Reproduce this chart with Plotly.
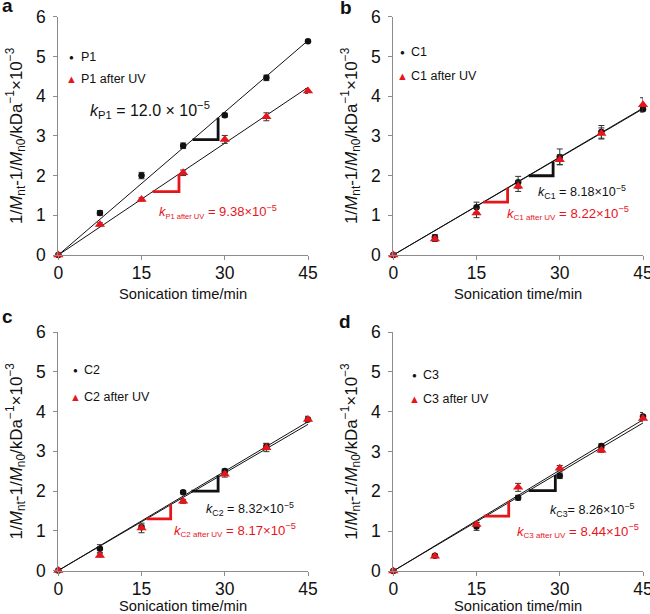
import plotly.graph_objects as go

# ---------------- data ----------------
time_min = [0, 7.5, 15, 22.5, 30, 37.5, 45]
x_ticks = [0, 15, 30, 45]
y_ticks = [0, 1, 2, 3, 4, 5, 6]

# panel a
p1 = [0, 1.06, 2.00, 2.75, 3.52, 4.46, 5.38]
p1_err = [0, 0.06, 0.08, 0.07, 0.05, 0.07, 0.04]
p1_uv = [0, 0.77, 1.40, 2.07, 2.91, 3.48, 4.13]
p1_uv_err = [0, 0.04, 0.04, 0.07, 0.10, 0.10, 0.06]
# panel b
c1 = [0, 0.45, 1.20, 1.83, 2.47, 3.10, 3.67]
c1_err = [0, 0.06, 0.13, 0.15, 0.20, 0.16, 0.05]
c1_uv = [0, 0.40, 1.06, 1.73, 2.40, 3.06, 3.78]
c1_uv_err = [0, 0.06, 0.12, 0.13, 0.12, 0.14, 0.18]
# panel c
c2 = [0, 0.55, 1.09, 1.97, 2.50, 3.12, 3.80]
c2_err = [0, 0.10, 0.05, 0.04, 0.05, 0.08, 0.08]
c2_uv = [0, 0.38, 1.07, 1.74, 2.42, 3.09, 3.80]
c2_uv_err = [0, 0.04, 0.12, 0.05, 0.07, 0.10, 0.06]
# panel d
c3 = [0, 0.38, 1.12, 1.84, 2.39, 3.14, 3.88]
c3_err = [0, 0.03, 0.10, 0.06, 0.07, 0.05, 0.10]
c3_uv = [0, 0.37, 1.17, 2.10, 2.58, 3.03, 3.83]
c3_uv_err = [0, 0.03, 0.05, 0.10, 0.07, 0.05, 0.07]

# rate constants (x 10^-5)
k_values = {"P1": 12.0, "P1 after UV": 9.38,
            "C1": 8.18, "C1 after UV": 8.22,
            "C2": 8.32, "C2 after UV": 8.17,
            "C3": 8.26, "C3 after UV": 8.44}
k_labels = {"P1": "12.0", "P1 after UV": "9.38",
            "C1": "8.18", "C1 after UV": "8.22",
            "C2": "8.32", "C2 after UV": "8.17",
            "C3": "8.26", "C3 after UV": "8.44"}

panels = [
    dict(letter="a", name="P1", y=p1, e=p1_err, yuv=p1_uv, euv=p1_uv_err),
    dict(letter="b", name="C1", y=c1, e=c1_err, yuv=c1_uv, euv=c1_uv_err),
    dict(letter="c", name="C2", y=c2, e=c2_err, yuv=c2_uv, euv=c2_uv_err),
    dict(letter="d", name="C3", y=c3, e=c3_err, yuv=c3_uv, euv=c3_uv_err),
]

# slope-triangle spans (minutes) for black / red series
tri_black = {"a": (24.2, 28.8), "b": (24.4, 28.8), "c": (24.0, 28.8), "d": (24.4, 29.2)}
tri_red = {"a": (17.0, 21.75), "b": (16.2, 20.6), "c": (15.9, 20.25), "d": (16.3, 20.8)}

# ---------------- style / layout ----------------
W, H = 650, 614
FONT = "Liberation Sans, Arial, Helvetica, sans-serif"
RED = "#e8141c"
BLACK = "#111111"
AXC = "#8c8c8c"

def px_x(p):
    return p / W

def px_y(p):
    return 1 - p / H

domains = {
    "a": ([58.3, 308.0], [255.0, 16.7]),
    "b": ([393.3, 643.0], [255.0, 16.7]),
    "c": ([58.3, 308.0], [570.5, 332.0]),
    "d": ([393.3, 643.0], [571.0, 332.0]),
}

fig = go.Figure()
layout = dict(
    width=W, height=H, paper_bgcolor="white", plot_bgcolor="white",
    margin=dict(l=0, r=0, t=0, b=0, autoexpand=False), showlegend=False,
    font=dict(family=FONT, size=15, color=BLACK),
)
annotations = []

ytitle = "1/<i>M</i><sub>nt</sub>-1/<i>M</i><sub>n0</sub>/kDa<sup>−1</sup>×10<sup>−3</sup>"

# text positions (data coords) of rate labels, font size, (subscript size)
k_pos = {
    "a": ((5.3, 3.65, 16), (17.8, 1.08, 13.0, 7.5)),
    "b": ((25.8, 1.59, 12.6), (20.1, 1.06, 13.2, 8)),
    "c": ((26.2, 1.55, 12.6), (20.5, 1.03, 13.2, 8)),
    "d": ((27.8, 1.54, 12.6), (22.0, 1.01, 13.2, 8)),
}
times_sign = {"a": " × ", "b": "×", "c": "×", "d": "×"}
# legend key positions (pixels)
leg_pos = {
    "a": (71.7, 57.3, 79.3),
    "b": (402.3, 52.3, 76.0),
    "c": (75.0, 370.3, 397.0),
    "d": (414.3, 375.3, 398.7),
}
letter_pos = {"a": (0, 18), "b": (338, 20), "c": (0, 329), "d": (337, 334)}

for i, pnl in enumerate(panels):
    idx = "" if i == 0 else str(i + 1)
    xa, ya = "x" + idx, "y" + idx
    L = pnl["letter"]
    (x0p, x1p), (yb, yt) = domains[L]
    layout["xaxis" + idx] = dict(
        domain=[px_x(x0p), px_x(x1p)], range=[0, 45], anchor=ya, automargin=False,
        tickvals=x_ticks, ticks="outside", ticklen=4, tickwidth=1, tickcolor=AXC,
        showline=True, linecolor=AXC, linewidth=1, showgrid=False, zeroline=False,
        tickfont=dict(size=17.5, color=BLACK, family=FONT), ticklabelstandoff=-2,
        ticklabeloverflow="allow",
        title=dict(text="Sonication time/min", font=dict(size=14.7, color=BLACK, family=FONT), standoff=6),
    )
    layout["yaxis" + idx] = dict(
        domain=[px_y(yb), px_y(yt)], range=[0, 6], anchor=xa, automargin=False,
        tickvals=y_ticks, ticks="outside", ticklen=4, tickwidth=1, tickcolor=AXC,
        showline=True, linecolor=AXC, linewidth=1, showgrid=False, zeroline=False,
        tickfont=dict(size=17.5, color=BLACK, family=FONT), ticklabelstandoff=4,
        ticklabeloverflow="allow",
        title=dict(text=ytitle, font=dict(size=17, color=BLACK, family=FONT), standoff=9),
    )

    name = pnl["name"]
    name_uv = name + " after UV"
    s_b = k_values[name] * 0.01
    s_r = k_values[name_uv] * 0.01

    # fit lines
    for s in (s_b, s_r):
        fig.add_trace(go.Scatter(x=[time_min[0], time_min[-1]], y=[s * time_min[0], s * time_min[-1]],
                                 mode="lines", line=dict(color=BLACK, width=1),
                                 xaxis=xa, yaxis=ya, hoverinfo="skip"))
    # slope triangles
    for (t0, t1), s, col in ((tri_black[L], s_b, BLACK), (tri_red[L], s_r, RED)):
        fig.add_trace(go.Scatter(x=[t0, t1, t1], y=[s * t0, s * t0, s * t1], mode="lines",
                                 line=dict(color=col, width=2.8), xaxis=xa, yaxis=ya,
                                 hoverinfo="skip"))
    # data
    fig.add_trace(go.Scatter(x=time_min, y=pnl["y"], mode="markers", name=name,
                             marker=dict(symbol="circle", size=6.5, color=BLACK),
                             error_y=dict(type="data", array=pnl["e"], color="#333333",
                                          thickness=1, width=3),
                             xaxis=xa, yaxis=ya, cliponaxis=False))
    fig.add_trace(go.Scatter(x=time_min, y=pnl["yuv"], mode="markers", name=name_uv,
                             marker=dict(symbol="triangle-up", size=9, color=RED),
                             error_y=dict(type="data", array=pnl["euv"], color="#333333",
                                          thickness=1, width=3),
                             xaxis=xa, yaxis=ya, cliponaxis=False))

    # rate labels
    (bx, by, bs), (rx, ry, rs, sub_s) = k_pos[L]
    eq = "=" if L == "d" else " ="
    tms = times_sign[L]
    annotations.append(dict(
        x=bx, y=by, xref=xa, yref=ya, xanchor="left", yanchor="middle", showarrow=False,
        text="<i>k</i><sub>%s</sub>%s %s%s10<sup>−5</sup>" % (name, eq, k_labels[name], tms),
        font=dict(size=bs, color=BLACK, family=FONT)))
    annotations.append(dict(
        x=rx, y=ry, xref=xa, yref=ya, xanchor="left", yanchor="middle", showarrow=False,
        text="<i>k</i><sub><span style='font-size:%spx'>%s</span></sub> = %s×10<sup>−5</sup>"
             % (sub_s, name_uv, k_labels[name_uv]),
        font=dict(size=rs, color=RED, family=FONT)))

    # legend keys
    lx, ly1, ly2 = leg_pos[L]
    annotations.append(dict(x=px_x(lx), y=px_y(ly1), xref="paper", yref="paper",
                            xanchor="center", yanchor="middle", showarrow=False,
                            text="●", font=dict(size=8, color=BLACK, family=FONT)))
    annotations.append(dict(x=px_x(lx + 7), y=px_y(ly1), xref="paper", yref="paper",
                            xanchor="left", yanchor="middle", showarrow=False,
                            text=name, font=dict(size=12.5, color=BLACK, family=FONT)))
    annotations.append(dict(x=px_x(lx), y=px_y(ly2), xref="paper", yref="paper",
                            xanchor="center", yanchor="middle", showarrow=False,
                            text="▲", font=dict(size=11, color=RED, family=FONT)))
    annotations.append(dict(x=px_x(lx + 7), y=px_y(ly2), xref="paper", yref="paper",
                            xanchor="left", yanchor="middle", showarrow=False,
                            text=name_uv, font=dict(size=12.5, color=BLACK, family=FONT)))
    # panel letter
    gx, gy = letter_pos[L]
    annotations.append(dict(x=px_x(gx), y=px_y(gy), xref="paper", yref="paper",
                            xanchor="left", yanchor="bottom", showarrow=False,
                            text="<b>%s</b>" % L, font=dict(size=19, color=BLACK, family=FONT)))

layout["annotations"] = annotations
fig.update_layout(**layout)
fig.write_html("out.html", config={"displayModeBar": False},
               post_script="document.body.style.margin='0px';document.body.style.overflow='hidden';")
★ ★ ★
## Task details
Pictures are excluded; extract exactly the lines from the start of the data through the line that holds "c3_uv_err = [0, 0.03, 0.05, 0.10, 0.07, 0.05, 0.07]", both ends included.

## Result for this task
Reproduce this chart with Plotly.
import plotly.graph_objects as go

# ---------------- data ----------------
time_min = [0, 7.5, 15, 22.5, 30, 37.5, 45]
x_ticks = [0, 15, 30, 45]
y_ticks = [0, 1, 2, 3, 4, 5, 6]

# panel a
p1 = [0, 1.06, 2.00, 2.75, 3.52, 4.46, 5.38]
p1_err = [0, 0.06, 0.08, 0.07, 0.05, 0.07, 0.04]
p1_uv = [0, 0.77, 1.40, 2.07, 2.91, 3.48, 4.13]
p1_uv_err = [0, 0.04, 0.04, 0.07, 0.10, 0.10, 0.06]
# panel b
c1 = [0, 0.45, 1.20, 1.83, 2.47, 3.10, 3.67]
c1_err = [0, 0.06, 0.13, 0.15, 0.20, 0.16, 0.05]
c1_uv = [0, 0.40, 1.06, 1.73, 2.40, 3.06, 3.78]
c1_uv_err = [0, 0.06, 0.12, 0.13, 0.12, 0.14, 0.18]
# panel c
c2 = [0, 0.55, 1.09, 1.97, 2.50, 3.12, 3.80]
c2_err = [0, 0.10, 0.05, 0.04, 0.05, 0.08, 0.08]
c2_uv = [0, 0.38, 1.07, 1.74, 2.42, 3.09, 3.80]
c2_uv_err = [0, 0.04, 0.12, 0.05, 0.07, 0.10, 0.06]
# panel d
c3 = [0, 0.38, 1.12, 1.84, 2.39, 3.14, 3.88]
c3_err = [0, 0.03, 0.10, 0.06, 0.07, 0.05, 0.10]
c3_uv = [0, 0.37, 1.17, 2.10, 2.58, 3.03, 3.83]
c3_uv_err = [0, 0.03, 0.05, 0.10, 0.07, 0.05, 0.07]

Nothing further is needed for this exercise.